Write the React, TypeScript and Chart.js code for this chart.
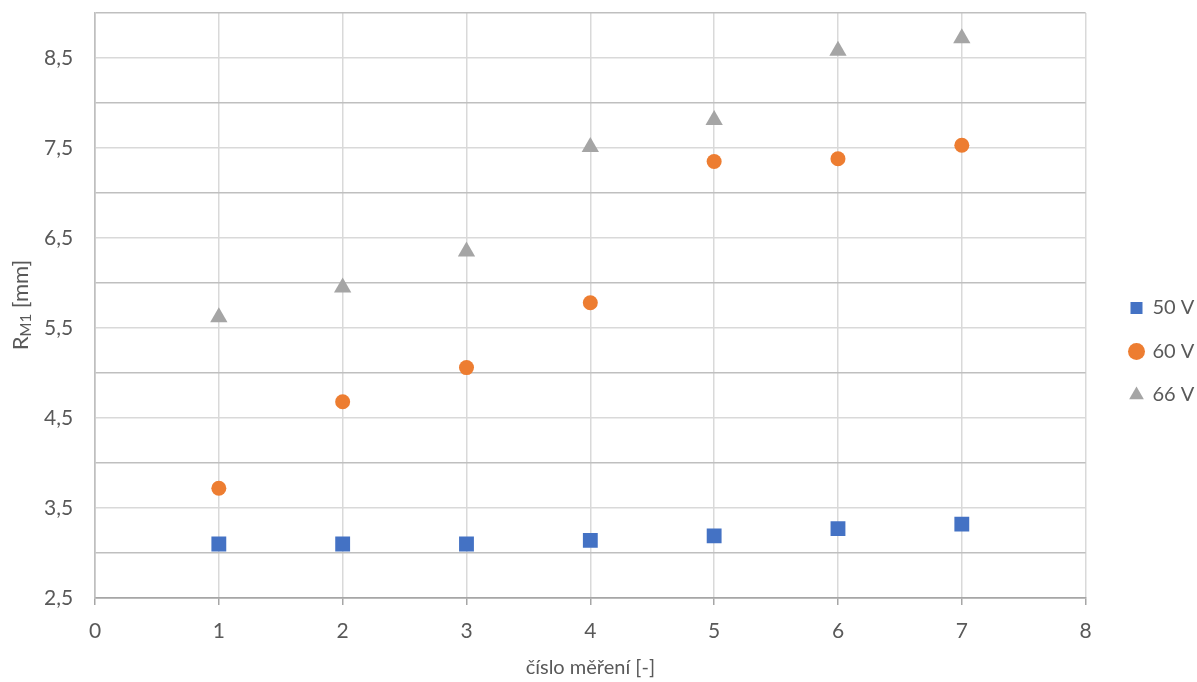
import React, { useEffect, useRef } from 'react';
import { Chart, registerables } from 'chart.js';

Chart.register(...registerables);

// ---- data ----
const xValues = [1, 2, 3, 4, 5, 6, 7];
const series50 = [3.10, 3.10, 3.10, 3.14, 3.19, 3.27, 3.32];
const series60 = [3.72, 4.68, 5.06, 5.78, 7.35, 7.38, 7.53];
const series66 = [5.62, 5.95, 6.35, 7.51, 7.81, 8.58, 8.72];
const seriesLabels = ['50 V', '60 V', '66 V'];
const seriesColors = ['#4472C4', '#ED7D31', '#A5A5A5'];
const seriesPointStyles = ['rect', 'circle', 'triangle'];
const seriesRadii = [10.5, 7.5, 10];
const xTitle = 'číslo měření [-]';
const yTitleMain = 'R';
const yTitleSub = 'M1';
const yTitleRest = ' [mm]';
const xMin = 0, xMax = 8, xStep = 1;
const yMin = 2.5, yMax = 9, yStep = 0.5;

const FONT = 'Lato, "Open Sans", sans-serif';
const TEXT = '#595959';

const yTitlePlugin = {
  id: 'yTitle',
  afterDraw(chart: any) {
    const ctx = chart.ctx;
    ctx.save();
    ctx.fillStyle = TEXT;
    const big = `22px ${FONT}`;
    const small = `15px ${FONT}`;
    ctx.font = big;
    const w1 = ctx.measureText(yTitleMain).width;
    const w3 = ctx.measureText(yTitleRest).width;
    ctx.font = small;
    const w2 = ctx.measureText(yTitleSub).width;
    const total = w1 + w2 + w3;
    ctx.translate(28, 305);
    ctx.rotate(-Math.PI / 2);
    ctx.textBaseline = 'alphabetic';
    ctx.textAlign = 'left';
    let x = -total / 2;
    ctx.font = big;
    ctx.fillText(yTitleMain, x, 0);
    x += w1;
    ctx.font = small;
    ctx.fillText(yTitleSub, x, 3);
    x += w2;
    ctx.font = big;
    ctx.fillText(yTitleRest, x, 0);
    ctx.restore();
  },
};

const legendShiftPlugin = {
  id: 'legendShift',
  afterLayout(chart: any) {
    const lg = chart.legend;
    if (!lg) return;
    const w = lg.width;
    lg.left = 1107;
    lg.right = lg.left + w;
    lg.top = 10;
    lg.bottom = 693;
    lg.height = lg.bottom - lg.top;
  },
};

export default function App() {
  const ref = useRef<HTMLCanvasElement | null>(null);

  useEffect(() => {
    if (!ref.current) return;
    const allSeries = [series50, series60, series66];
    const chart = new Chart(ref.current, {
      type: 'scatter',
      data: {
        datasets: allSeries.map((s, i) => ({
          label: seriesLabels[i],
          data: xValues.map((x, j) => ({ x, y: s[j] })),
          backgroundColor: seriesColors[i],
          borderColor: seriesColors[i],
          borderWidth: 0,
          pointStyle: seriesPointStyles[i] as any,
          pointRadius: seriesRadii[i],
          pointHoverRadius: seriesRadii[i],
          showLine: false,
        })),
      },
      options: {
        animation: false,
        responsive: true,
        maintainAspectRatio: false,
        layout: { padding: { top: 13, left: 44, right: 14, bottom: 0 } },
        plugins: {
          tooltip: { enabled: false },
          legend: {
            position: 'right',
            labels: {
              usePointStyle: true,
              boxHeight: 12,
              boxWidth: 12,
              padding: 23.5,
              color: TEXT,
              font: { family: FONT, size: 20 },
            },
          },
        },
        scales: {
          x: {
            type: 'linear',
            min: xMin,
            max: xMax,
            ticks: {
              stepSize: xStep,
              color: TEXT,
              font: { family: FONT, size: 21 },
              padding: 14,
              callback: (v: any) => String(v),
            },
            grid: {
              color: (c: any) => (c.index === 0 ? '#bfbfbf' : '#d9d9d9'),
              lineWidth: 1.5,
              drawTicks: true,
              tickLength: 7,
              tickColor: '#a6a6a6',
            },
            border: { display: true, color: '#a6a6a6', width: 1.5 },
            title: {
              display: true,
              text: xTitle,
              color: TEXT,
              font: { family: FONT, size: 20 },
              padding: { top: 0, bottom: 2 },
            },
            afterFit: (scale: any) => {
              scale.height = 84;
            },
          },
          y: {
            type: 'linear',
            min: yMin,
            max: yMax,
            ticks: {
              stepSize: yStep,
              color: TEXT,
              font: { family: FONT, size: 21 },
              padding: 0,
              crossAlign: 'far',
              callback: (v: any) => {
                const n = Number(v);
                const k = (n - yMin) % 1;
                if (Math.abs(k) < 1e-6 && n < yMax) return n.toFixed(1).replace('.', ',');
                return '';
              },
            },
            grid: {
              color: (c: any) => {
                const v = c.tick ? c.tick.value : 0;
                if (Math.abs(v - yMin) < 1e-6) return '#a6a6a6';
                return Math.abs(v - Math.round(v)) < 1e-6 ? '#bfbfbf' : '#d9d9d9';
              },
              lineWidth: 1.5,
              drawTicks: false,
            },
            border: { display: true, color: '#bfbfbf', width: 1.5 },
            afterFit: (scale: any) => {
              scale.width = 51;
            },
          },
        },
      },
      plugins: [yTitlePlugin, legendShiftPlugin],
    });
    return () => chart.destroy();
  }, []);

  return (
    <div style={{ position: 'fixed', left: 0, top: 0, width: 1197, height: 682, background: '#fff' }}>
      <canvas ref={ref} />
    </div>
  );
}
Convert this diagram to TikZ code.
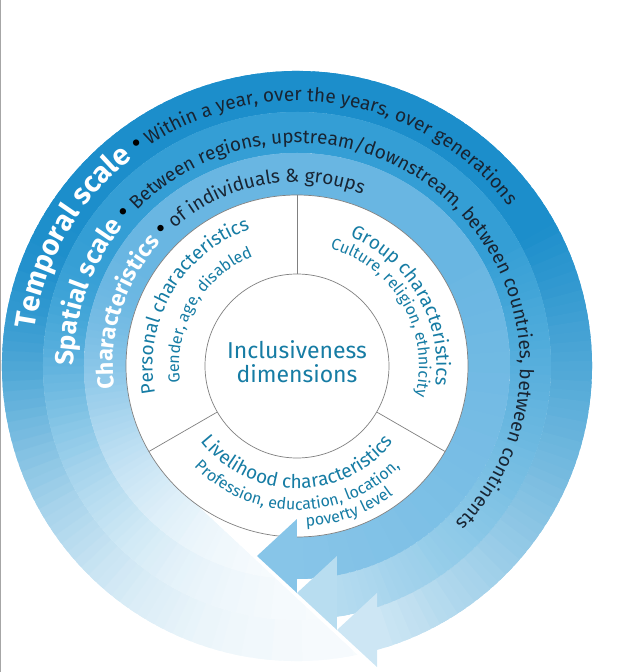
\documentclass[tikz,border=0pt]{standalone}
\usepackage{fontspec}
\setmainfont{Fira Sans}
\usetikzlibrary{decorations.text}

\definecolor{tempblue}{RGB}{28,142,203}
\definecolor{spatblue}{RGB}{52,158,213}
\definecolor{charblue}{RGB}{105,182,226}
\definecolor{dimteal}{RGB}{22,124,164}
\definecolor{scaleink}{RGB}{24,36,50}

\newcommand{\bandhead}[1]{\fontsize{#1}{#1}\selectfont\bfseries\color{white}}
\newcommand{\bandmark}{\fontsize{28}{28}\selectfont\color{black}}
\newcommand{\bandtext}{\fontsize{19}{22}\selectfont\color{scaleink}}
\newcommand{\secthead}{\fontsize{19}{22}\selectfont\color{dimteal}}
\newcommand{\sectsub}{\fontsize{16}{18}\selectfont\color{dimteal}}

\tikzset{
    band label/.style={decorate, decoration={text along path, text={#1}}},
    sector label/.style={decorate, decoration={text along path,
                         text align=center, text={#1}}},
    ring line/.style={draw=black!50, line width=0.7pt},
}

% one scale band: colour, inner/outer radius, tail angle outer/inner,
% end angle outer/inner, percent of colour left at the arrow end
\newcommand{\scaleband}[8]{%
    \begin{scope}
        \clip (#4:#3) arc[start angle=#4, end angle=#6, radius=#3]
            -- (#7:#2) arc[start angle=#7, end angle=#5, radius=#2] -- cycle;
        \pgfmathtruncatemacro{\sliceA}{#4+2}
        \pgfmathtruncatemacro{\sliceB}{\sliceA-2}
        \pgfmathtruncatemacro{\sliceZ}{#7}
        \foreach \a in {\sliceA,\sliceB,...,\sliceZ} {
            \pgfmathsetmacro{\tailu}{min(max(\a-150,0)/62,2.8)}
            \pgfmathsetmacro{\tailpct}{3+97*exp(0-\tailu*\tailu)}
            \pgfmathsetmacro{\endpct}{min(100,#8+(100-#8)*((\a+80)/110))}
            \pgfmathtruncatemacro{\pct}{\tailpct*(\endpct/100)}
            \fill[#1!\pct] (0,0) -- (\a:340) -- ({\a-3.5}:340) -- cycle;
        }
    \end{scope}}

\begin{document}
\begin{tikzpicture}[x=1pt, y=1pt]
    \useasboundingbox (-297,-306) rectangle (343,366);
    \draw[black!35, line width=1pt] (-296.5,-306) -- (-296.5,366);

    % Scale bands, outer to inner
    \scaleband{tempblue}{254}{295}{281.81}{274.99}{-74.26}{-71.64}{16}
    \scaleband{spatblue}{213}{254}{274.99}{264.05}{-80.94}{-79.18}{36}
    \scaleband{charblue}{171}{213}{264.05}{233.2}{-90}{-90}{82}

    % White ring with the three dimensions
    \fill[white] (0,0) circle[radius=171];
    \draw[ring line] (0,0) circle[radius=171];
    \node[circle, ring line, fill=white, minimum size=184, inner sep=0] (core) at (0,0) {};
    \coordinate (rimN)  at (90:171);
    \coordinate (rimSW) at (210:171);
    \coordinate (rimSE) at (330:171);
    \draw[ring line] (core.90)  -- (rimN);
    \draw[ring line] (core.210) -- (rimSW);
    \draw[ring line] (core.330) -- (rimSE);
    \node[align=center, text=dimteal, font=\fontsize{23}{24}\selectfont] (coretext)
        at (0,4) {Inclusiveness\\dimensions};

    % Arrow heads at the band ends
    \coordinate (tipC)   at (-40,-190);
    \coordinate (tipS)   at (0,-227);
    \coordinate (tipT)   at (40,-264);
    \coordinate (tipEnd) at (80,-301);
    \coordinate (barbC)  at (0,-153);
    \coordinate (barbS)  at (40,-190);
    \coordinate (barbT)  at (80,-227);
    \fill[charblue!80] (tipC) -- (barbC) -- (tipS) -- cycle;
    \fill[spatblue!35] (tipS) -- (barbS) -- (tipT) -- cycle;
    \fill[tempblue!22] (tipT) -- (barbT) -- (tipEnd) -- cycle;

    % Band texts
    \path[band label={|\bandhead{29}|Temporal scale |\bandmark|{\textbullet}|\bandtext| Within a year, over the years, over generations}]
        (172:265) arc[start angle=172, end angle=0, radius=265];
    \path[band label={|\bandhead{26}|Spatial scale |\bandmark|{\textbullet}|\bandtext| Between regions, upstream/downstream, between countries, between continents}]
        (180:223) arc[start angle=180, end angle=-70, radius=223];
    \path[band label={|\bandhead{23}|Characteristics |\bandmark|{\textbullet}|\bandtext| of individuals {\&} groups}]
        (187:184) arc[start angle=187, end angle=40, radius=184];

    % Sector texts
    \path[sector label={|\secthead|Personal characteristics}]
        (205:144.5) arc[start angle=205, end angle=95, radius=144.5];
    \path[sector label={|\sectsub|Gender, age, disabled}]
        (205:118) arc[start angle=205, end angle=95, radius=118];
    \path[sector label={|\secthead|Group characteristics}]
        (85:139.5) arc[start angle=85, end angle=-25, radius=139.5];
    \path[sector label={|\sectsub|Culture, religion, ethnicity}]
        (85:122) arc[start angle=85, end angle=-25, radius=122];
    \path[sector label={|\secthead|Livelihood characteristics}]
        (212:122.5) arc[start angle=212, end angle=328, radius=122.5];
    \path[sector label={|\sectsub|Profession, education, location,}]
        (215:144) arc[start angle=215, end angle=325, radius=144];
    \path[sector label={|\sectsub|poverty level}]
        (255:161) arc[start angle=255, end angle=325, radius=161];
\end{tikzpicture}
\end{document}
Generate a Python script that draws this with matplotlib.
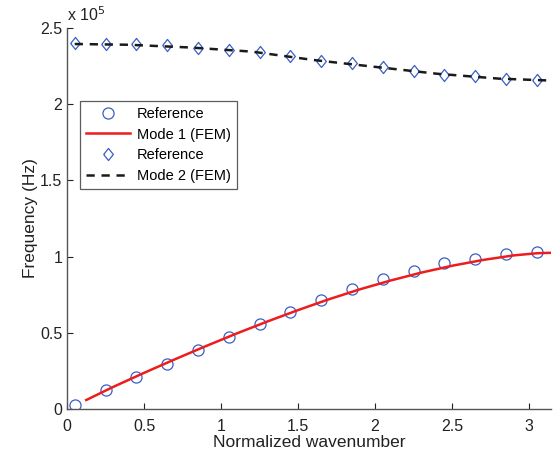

Stated exercise
Include the first line of the records, the line containing "const TEXT = '#595959';", and every line between them, repeated exactly. Skip the pictures.

Solution to this problem
Write the React, TypeScript and Chart.js code for this chart.
import React, { useEffect, useRef } from 'react';
import { Chart, registerables } from 'chart.js';

Chart.register(...registerables);

// ---- data ----
const xValues = [1, 2, 3, 4, 5, 6, 7];
const series50 = [3.10, 3.10, 3.10, 3.14, 3.19, 3.27, 3.32];
const series60 = [3.72, 4.68, 5.06, 5.78, 7.35, 7.38, 7.53];
const series66 = [5.62, 5.95, 6.35, 7.51, 7.81, 8.58, 8.72];
const seriesLabels = ['50 V', '60 V', '66 V'];
const seriesColors = ['#4472C4', '#ED7D31', '#A5A5A5'];
const seriesPointStyles = ['rect', 'circle', 'triangle'];
const seriesRadii = [10.5, 7.5, 10];
const xTitle = 'číslo měření [-]';
const yTitleMain = 'R';
const yTitleSub = 'M1';
const yTitleRest = ' [mm]';
const xMin = 0, xMax = 8, xStep = 1;
const yMin = 2.5, yMax = 9, yStep = 0.5;

const FONT = 'Lato, "Open Sans", sans-serif';
const TEXT = '#595959';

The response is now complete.